At about this time Peter Bell, a British citizen, an expert in underground boring who works for Darius, is grotesquely murdered in Bombay. Rahman is on the verge of resigning from the Metropolitan Police to start his own detective agency with Anjoli but decides to take up one last assignment as it serves a dual purpose. He will "shadow” the Bombay police on behalf of his employers while helping Darius with his problems.
Chowdhury keeps the reader in total suspense. Is there a connection between the murder of Darius’s employee Bell, who is working on the construction of the prestigious coastal road? Bell has been shot by 18 arrows; is the number 18 significant as it has several references in Hindu mythology? In which case, is Bell’s a ritual killing, a human sacrifice? The plot is convoluted and keeps the reader guessing, eager to turn the page to follow the several twists and turns, till the unexpected denouement is revealed. 
The suspects are many, as well as the motives. To add to Rahman’s woes, Inspector Karve, the Indian police officer in charge of the case, is not merely unhelpful but is positively antagonistic. "Why will I let a Muslim from Scotland Yard shadow me?” Chowdhury peppers his novel with several red herrings to spice up the suspense. Bell was living at the Oberoi hotel. Someone seems to have searched his room, leaving it in a mess. Who did this and what was he/she looking for? How does one account for the fact that there is no blood at the spot where his body is found? 
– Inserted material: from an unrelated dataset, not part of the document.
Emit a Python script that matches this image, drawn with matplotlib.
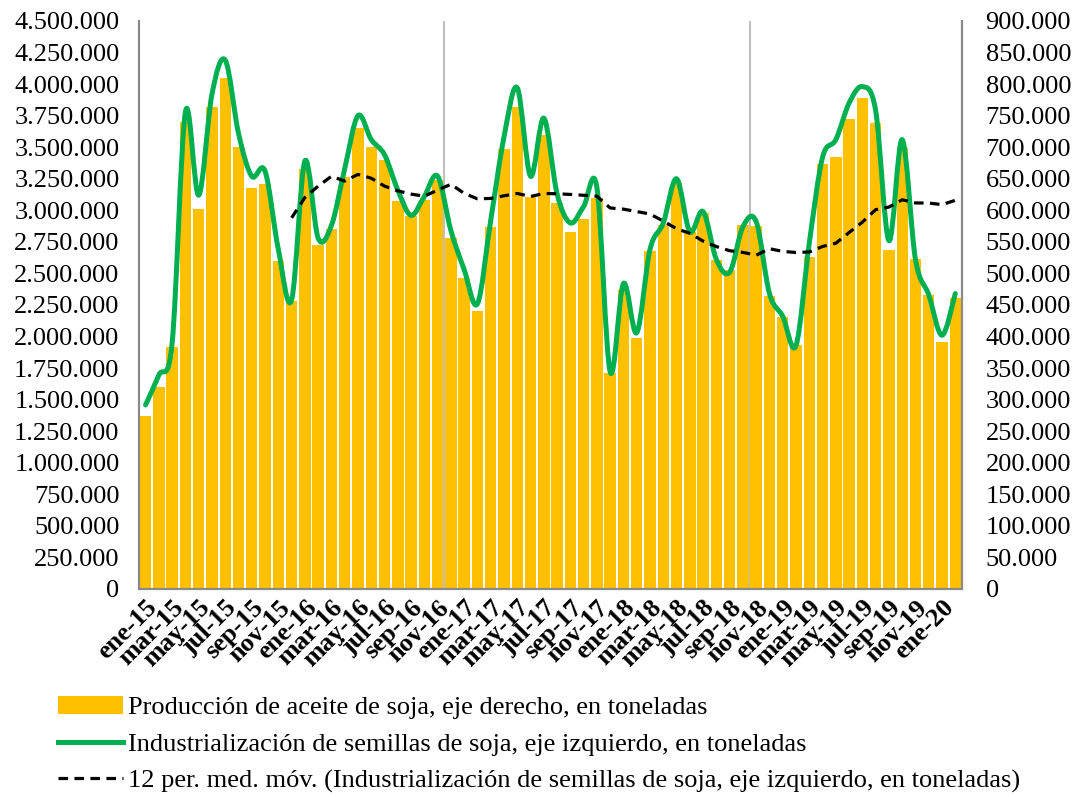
import matplotlib
matplotlib.use("Agg")
import matplotlib.pyplot as plt
import numpy as np
import pandas as pd
from matplotlib.path import Path
from matplotlib.patches import PathPatch
from matplotlib.ticker import FuncFormatter, MultipleLocator

# months ene-15 .. feb-20
month_abbr = ["ene", "feb", "mar", "abr", "may", "jun", "jul", "ago", "sep", "oct", "nov", "dic"]
months = [f"{m}-{y}" for y in range(15, 21) for m in month_abbr][:62]

# Producción de aceite de soja (eje derecho), toneladas
produccion = [274000, 320000, 384000, 740000, 602000, 764000, 809000, 700000, 635000, 641000,
              520000, 457000, 665000, 545000, 570000, 653000, 730000, 700000, 680000, 615000,
              591000, 617000, 648000, 556000, 493000, 440000, 574000, 697000, 764000, 621000,
              719000, 612000, 565000, 586000, 619000, 342000, 474000, 397000, 536000, 577000,
              643000, 566000, 595000, 521000, 505000, 577000, 575000, 464000, 431000, 387000,
              526000, 673000, 684000, 744000, 778000, 739000, 537000, 698000, 523000, 466000,
              391000, 461000]

# Industrialización de semillas de soja (eje izquierdo), toneladas
industrializacion = [1458000, 1695000, 1950000, 3780000, 3120000, 3920000, 4190000, 3610000, 3270000, 3310000,
                     2690000, 2290000, 3390000, 2780000, 2880000, 3330000, 3750000, 3560000, 3440000, 3160000,
                     2960000, 3110000, 3270000, 2840000, 2530000, 2260000, 2920000, 3580000, 3970000, 3270000,
                     3730000, 3130000, 2900000, 3030000, 3180000, 1720000, 2420000, 2030000, 2690000, 2900000,
                     3250000, 2830000, 2990000, 2610000, 2510000, 2870000, 2910000, 2340000, 2160000, 1930000,
                     2740000, 3420000, 3560000, 3850000, 3980000, 3790000, 2760000, 3560000, 2610000, 2330000,
                     2010000, 2340000]

# 12 period moving average (the chart's trendline)
media_movil = pd.Series(industrializacion).rolling(12).mean()

YELLOW = "#FFC000"
GREEN = "#00B050"
GRAY = "#898989"


def smooth_path(x, y):
    # catmull-rom like bezier, similar to excel "smoothed line"
    pts = np.column_stack([x, y]).astype(float)
    verts = [pts[0]]
    codes = [Path.MOVETO]
    n = len(pts)
    for i in range(n - 1):
        p0 = pts[i - 1] if i > 0 else pts[i]
        p1 = pts[i]
        p2 = pts[i + 1]
        p3 = pts[i + 2] if i + 2 < n else pts[i + 1]
        c1 = p1 + (p2 - p0) / 6
        c2 = p2 - (p3 - p1) / 6
        verts += [c1, c2, p2]
        codes += [Path.CURVE4] * 3
    return Path(verts, codes)


def miles(v, pos):
    return f"{int(round(v)):,}".replace(",", ".")


plt.rcParams["font.family"] = ["Liberation Serif", "DejaVu Serif"]

fig = plt.figure(figsize=(10.73, 7.97), dpi=100)
ax = fig.add_axes([0.1295, 0.261, 0.767, 0.7127])
ax2 = ax.twinx()
ax.set_zorder(2)
ax.patch.set_visible(False)

x = np.arange(len(months))

# bars on right axis
ax2.bar(x, produccion, width=0.86, color=YELLOW, linewidth=0,
        label="Producción de aceite de soja, eje derecho, en toneladas")
ax2.set_ylim(0, 900000)
ax2.yaxis.set_major_locator(MultipleLocator(50000))

# lines on left axis
ax.add_patch(PathPatch(smooth_path(x, industrializacion), fill=False, edgecolor=GREEN,
                       lw=3.6, capstyle="round", joinstyle="round"))
ax.plot([], [], color=GREEN, lw=3.6,
        label="Industrialización de semillas de soja, eje izquierdo, en toneladas")
ax.plot(x, media_movil, color="black", lw=2.3, linestyle=(0, (3, 2)),
        label="12 per. med. móv. (Industrialización de semillas de soja, eje izquierdo, en toneladas)")
ax.set_ylim(0, 4500000)
ax.yaxis.set_major_locator(MultipleLocator(250000))
ax.set_xlim(-0.5, len(months) - 0.5)

for xv in [22.5, 45.5]:
    ax2.axvline(xv, color="#BFBFBF", lw=1.5, zorder=0)

ax.yaxis.set_major_formatter(FuncFormatter(miles))
ax2.yaxis.set_major_formatter(FuncFormatter(miles))

ax.set_xticks(x[::2])
ax.set_xticklabels(months[::2], rotation=45, ha="right", rotation_mode="anchor",
                   fontweight="bold", fontsize=19)
ax.tick_params(axis="x", length=0, pad=5)
ax.tick_params(axis="y", length=0, pad=14, labelsize=19)
ax2.tick_params(axis="y", length=0, pad=17, labelsize=19)

for a in (ax, ax2):
    a.spines["top"].set_visible(False)
    for s in ("left", "right", "bottom"):
        a.spines[s].set_color(GRAY)
        a.spines[s].set_linewidth(1.5)

h1, l1 = ax2.get_legend_handles_labels()
h2, l2 = ax.get_legend_handles_labels()
fig.legend(h1 + h2, l1 + l2, loc="upper left", bbox_to_anchor=(0.054, 0.127),
           frameon=False, fontsize=19, handlelength=2.45, handletextpad=0.2,
           labelspacing=0.5, borderpad=0, borderaxespad=0)

fig.savefig("out.png", dpi=100)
The tunnel of the coastal road passes under a temple located at Priyadarshini Park. Bell had initially wanted to demolish the temple but later agreed to relocate it at no cost to Swami Yogesh, the priest looking after it. Why does a Swami have "a pile of weapons in the corner — arrows, swords, maces, tridents, axes?” 
There are three critical persons working for Darius: Niloufer Shroff, who is being being groomed to take over the company; the "ambitious” Ronnie Engineer, and Sunil Tandel, Bell’s assistant. Was Shroff having "a possible” affair with Bell? Engineer wanted the tunnel to bypass Swami Yogesh’s temple. When Bell disagreed, why did Engineer go out of his way to placate the priest? Who is this Felix referred to in an argument between Darius and Bell whom the latter wants killed? Why is everyone so evasive about Arpin Industries, the company controlling the construction site?
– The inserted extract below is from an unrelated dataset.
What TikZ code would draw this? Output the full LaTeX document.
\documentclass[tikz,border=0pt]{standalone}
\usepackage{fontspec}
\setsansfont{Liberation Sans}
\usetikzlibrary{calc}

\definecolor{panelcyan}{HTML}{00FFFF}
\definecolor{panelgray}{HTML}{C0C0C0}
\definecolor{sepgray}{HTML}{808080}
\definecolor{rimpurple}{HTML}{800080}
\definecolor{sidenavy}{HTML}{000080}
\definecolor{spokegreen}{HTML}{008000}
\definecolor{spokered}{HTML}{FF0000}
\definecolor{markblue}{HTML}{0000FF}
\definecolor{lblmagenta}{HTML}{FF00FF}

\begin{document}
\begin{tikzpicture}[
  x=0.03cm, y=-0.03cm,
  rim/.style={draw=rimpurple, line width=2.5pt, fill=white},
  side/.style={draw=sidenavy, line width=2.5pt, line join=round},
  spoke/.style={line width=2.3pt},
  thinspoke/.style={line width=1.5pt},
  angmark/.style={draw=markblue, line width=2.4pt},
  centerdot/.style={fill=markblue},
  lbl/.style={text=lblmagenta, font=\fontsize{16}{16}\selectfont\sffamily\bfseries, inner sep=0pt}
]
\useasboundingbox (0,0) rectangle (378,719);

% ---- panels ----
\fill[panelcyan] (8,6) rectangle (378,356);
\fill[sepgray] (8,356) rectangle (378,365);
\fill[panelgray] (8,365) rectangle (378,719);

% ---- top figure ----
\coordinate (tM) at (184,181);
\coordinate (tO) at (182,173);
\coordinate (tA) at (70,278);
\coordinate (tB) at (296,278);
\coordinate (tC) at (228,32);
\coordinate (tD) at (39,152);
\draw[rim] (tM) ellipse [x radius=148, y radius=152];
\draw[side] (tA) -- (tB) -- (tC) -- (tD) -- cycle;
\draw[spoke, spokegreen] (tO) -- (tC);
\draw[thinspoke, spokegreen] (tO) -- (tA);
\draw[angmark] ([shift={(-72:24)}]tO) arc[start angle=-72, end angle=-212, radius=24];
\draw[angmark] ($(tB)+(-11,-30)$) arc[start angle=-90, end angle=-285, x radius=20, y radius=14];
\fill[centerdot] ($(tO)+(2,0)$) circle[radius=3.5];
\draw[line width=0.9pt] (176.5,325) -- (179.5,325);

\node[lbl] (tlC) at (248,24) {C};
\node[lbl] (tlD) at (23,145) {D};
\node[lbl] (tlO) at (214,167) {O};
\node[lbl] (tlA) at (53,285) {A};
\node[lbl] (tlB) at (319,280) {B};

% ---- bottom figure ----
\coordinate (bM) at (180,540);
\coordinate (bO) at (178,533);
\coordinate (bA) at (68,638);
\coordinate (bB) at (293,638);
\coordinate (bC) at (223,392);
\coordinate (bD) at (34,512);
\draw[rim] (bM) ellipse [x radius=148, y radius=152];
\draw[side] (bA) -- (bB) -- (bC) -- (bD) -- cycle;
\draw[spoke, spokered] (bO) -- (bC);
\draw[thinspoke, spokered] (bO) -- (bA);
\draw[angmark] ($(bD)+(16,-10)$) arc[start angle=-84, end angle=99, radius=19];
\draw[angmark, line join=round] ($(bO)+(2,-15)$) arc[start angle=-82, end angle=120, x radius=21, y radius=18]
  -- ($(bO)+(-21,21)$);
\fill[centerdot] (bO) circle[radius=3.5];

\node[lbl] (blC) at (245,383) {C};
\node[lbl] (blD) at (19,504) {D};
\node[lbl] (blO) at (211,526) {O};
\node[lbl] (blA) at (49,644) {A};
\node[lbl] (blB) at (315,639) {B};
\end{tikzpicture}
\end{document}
And where in all this does Faraz Davar fit in? He is Darius’s father-in-law, chairman of Mehta and Sons. His health is indifferent and the reader keeps hearing that his life hangs by a thread. But his Parsi genes seem very strong and he continues to live under the care and protection of his daughter Zara, Darius’s wife. What role do they play in this saga?
Chowdhury uses several locations in Bombay effectively, including Dharavi, to create a sense of menace and danger. The dual nature of the city — the rich and the poor, the progressive and the traditional — is sharply defined. The city comes alive with Chowdhury’s descriptions which are keen, perceptive and authentic. Parsi customs and traditions are woven naturally into the fabric of the novel. Most of the plethora of characters, certainly the main protagonists, are sensitively and realistically portrayed. The pair of detectives are a perfect balance and complement each other in the performance of their task. The emotional Anjoli brings much required humor to the book with her T-shirts displaying amusing slogans and her battles with the mercurial chef who runs the restaurant in her absence. The tension never flags as Chowdhury dextrously moves backward and forward in time in a natural and seamless manner, adding to the complexity of the plot.
The novel is a gripping and delightful read. The loose ends are all eventually tied up… and Chowdhury keeps the reader guessing who the perpetrator is till the very end.                               F. G.